Deep learning

This article describes what Databricks offers for training and fine-tuning deep learning models. Databricks Runtime for Machine Learning provides pre-built deep learning infrastructure and includes common deep learning libraries like Hugging Face transformers, PyTorch, TensorFlow, and Keras. It also has libraries like Petastorm, Hyperopt, and Horovod to easily scale common machine learning and deep learning steps. And includes pre-configured GPU support including drivers and libraries to accelerate model training and inference.

See Best practices for deep learning on Databricks.

Large language models (LLMs)

Databricks makes it simple to access and build off of publicly available large language models.

Databricks Runtime for Machine Learning includes libraries like Hugging Face Transformers that allow you to integrate existing pre-trained models or other open-source libraries into your workflow. From here, you can leverage Databricks platform capabilities to fine-tune LLMs using your own data for better domain performance.

In addition, Databricks offers built-in functionality for SQL users to access and experiment with LLMs like Azure OpenAI and OpenAI using the preview function ai_generate_text().

Hugging Face Transformers

With Hugging Face Transformers on Databricks you can scale out your natural language processing (NLP) batch applications and fine-tune models for large-language model applications.

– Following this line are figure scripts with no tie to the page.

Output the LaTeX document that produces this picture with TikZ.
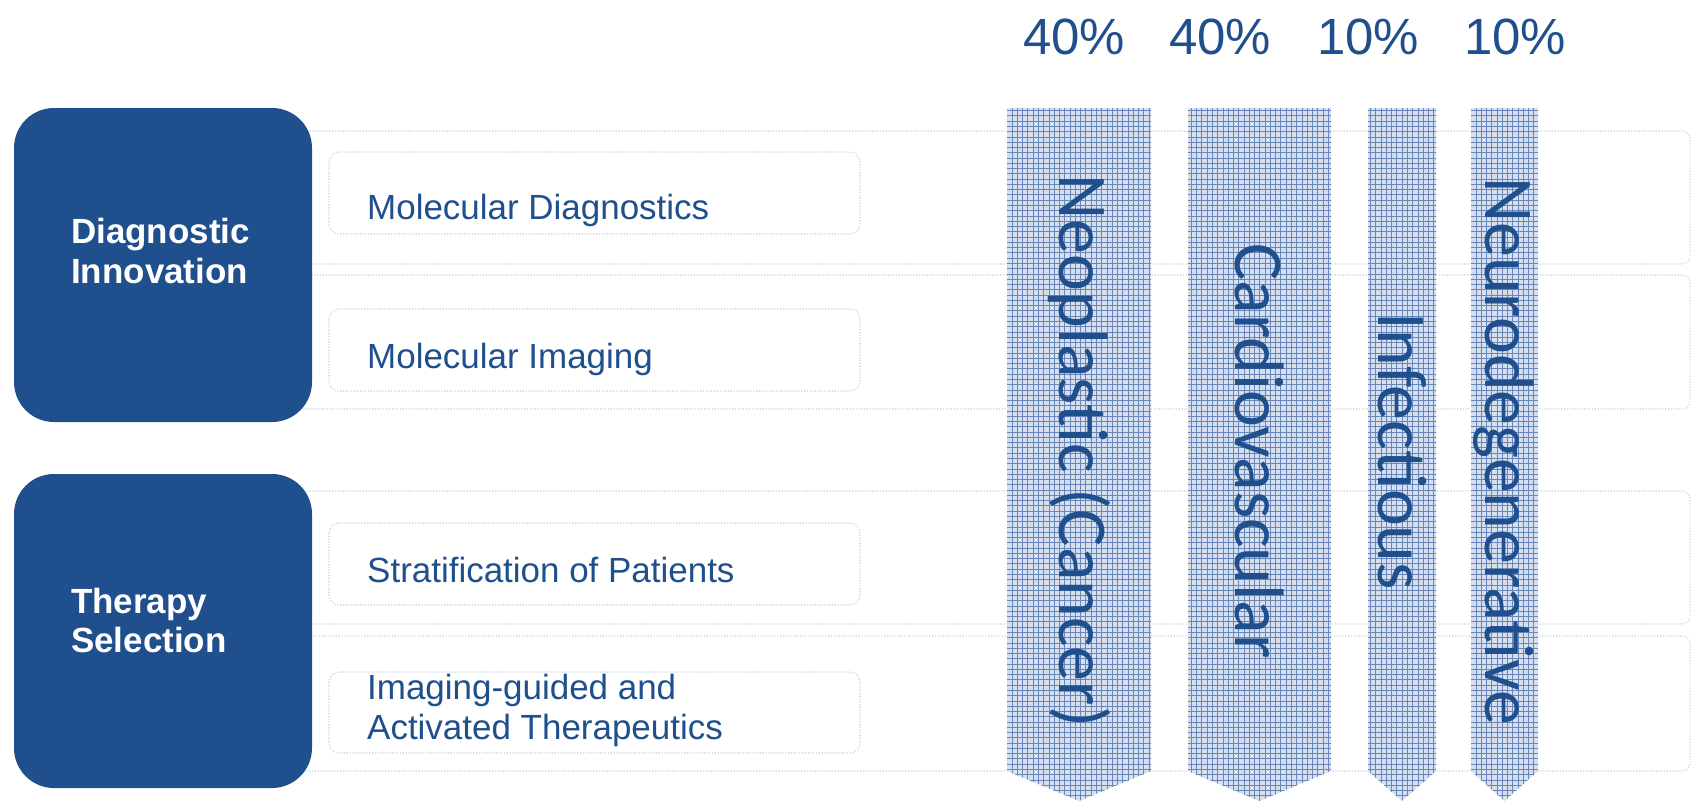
\documentclass[tikz,border=0pt]{standalone}
\usepackage{fontspec}
\setmainfont{Liberation Sans}
\newfontfamily\calfont{Carlito}
\usetikzlibrary{patterns}
\definecolor{navy}{RGB}{31,79,140}
\definecolor{dotline}{RGB}{190,202,222}
\definecolor{hatchbg}{RGB}{214,223,238}
\definecolor{hatchln}{RGB}{104,134,186}

\begin{document}
\begin{tikzpicture}[x=0.02cm,y=-0.02cm,
    bigbox/.style={fill=navy,rounded corners=0.8cm},
    band/.style={draw=dotline,densely dotted,line width=0.6pt,rounded corners=0.16cm},
    itembox/.style={draw=dotline,densely dotted,line width=0.6pt,fill=white,rounded corners=0.2cm},
    boxtext/.style={text=white,anchor=west,align=left,font=\bfseries\fontsize{19.9}{22.2}\selectfont},
    itemtext/.style={text=navy,anchor=west,align=left,font=\fontsize{19.9}{22.8}\selectfont},
    pct/.style={text=navy,font=\fontsize{29}{34}\selectfont},
    coltext/.style={text=navy,rotate=-90,font=\calfont\fontsize{39.8}{44}\selectfont},
    column/.style={preaction={fill=hatchbg},pattern=grid,pattern color=hatchln}]
    \useasboundingbox (0,0) rectangle (1692,801);
    % rows
    \foreach \t/\b in {131/264,275/409,491/624,636/771}
        \draw[band] (250,\t) rectangle (1690,\b);
    \fill[bigbox] (14,108) rectangle (312,422);
    \fill[bigbox] (14,474) rectangle (312,788);
    \node[boxtext] (diag) at (65,251) {Diagnostic\\Innovation};
    \node[boxtext] (therapy) at (65,620) {Therapy\\Selection};
    % items
    \foreach \t/\b in {152/234,309/391,523/605,672/753}
        \draw[itembox] (329,\t) rectangle (860,\b);
    \node[itemtext] (molDiag) at (361,210) {Molecular Diagnostics};
    \node[itemtext] (molImg) at (361,359) {Molecular Imaging};
    \node[itemtext] (strat) at (361,570) {Stratification of Patients};
    \node[itemtext] (guided) at (361,710) {Imaging-guided and\\Activated Therapeutics};
    % disease columns
    \foreach \l/\r in {1007/1151,1188/1331,1368/1436,1471/1538}
        \path[column] (\l,108) -- (\r,108) -- (\r,771) -- ({(\l+\r)/2},801) -- (\l,771) -- cycle;
    \node[coltext] (neo) at (1079,451) {Neoplastic (Cancer)};
    \node[coltext] (cardio) at (1259,451) {Cardiovascular};
    \node[coltext] (infect) at (1402,451) {Infectious};
    \node[coltext] (neuro) at (1504,451) {Neurodegenerative};
    \node[pct] (pNeo) at (1074,37) {40\%};
    \node[pct] (pCardio) at (1220,37) {40\%};
    \node[pct] (pInfect) at (1368,37) {10\%};
    \node[pct] (pNeuro) at (1515,37) {10\%};
\end{tikzpicture}
\end{document}
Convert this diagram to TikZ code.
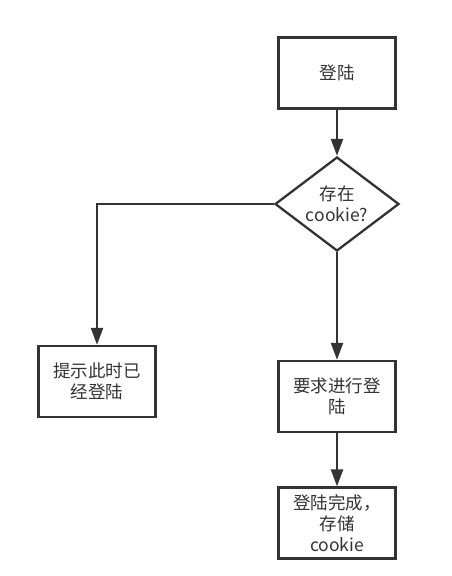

The Hugging Face transformers library comes preinstalled on Databricks Runtime 10.4 LTS ML and above. Many of the popular NLP models work best on GPU hardware, so you might get the best performance using recent GPU hardware unless you use a model specifically optimized for use on CPUs.

ai_generate_text()

Preview

This feature is in Public Preview.

ai_generate_text() is a built-in SQL function that allows you to access large language models (LLMs) like Azure OpenAI and OpenAI and experiment with them on your company’s data from within your SQL interface.

This function is only available in public preview on Databricks SQL Pro or Serverless.

PyTorch

PyTorch is included in Databricks Runtime for Machine Learning and provides GPU accelerated tensor computation and high-level functionalities for building deep learning networks. You can perform single node training or distributed training with PyTorch on Databricks. See PyTorch.

Tensorflow

Databricks Runtime for Machine Learning includes TensorFlow and TensorBoard, so you can use these libraries without installing any packages. TensorFlow supports deep-learning and general numerical computations on CPUs, GPUs, and clusters of GPUs. TensorBoard provides visualization tools to help you debug and optimize machine learning and deep learning workflows. See TensorFlow for single node and distributed training examples.

Distributed training

Because deep learning models are data- and computation-intensive, distributed training can be important. For examples of distributed deep learning using integrations with Horovod, spark-tensorflow-distributor, and TorchDistributor, see Distributed training.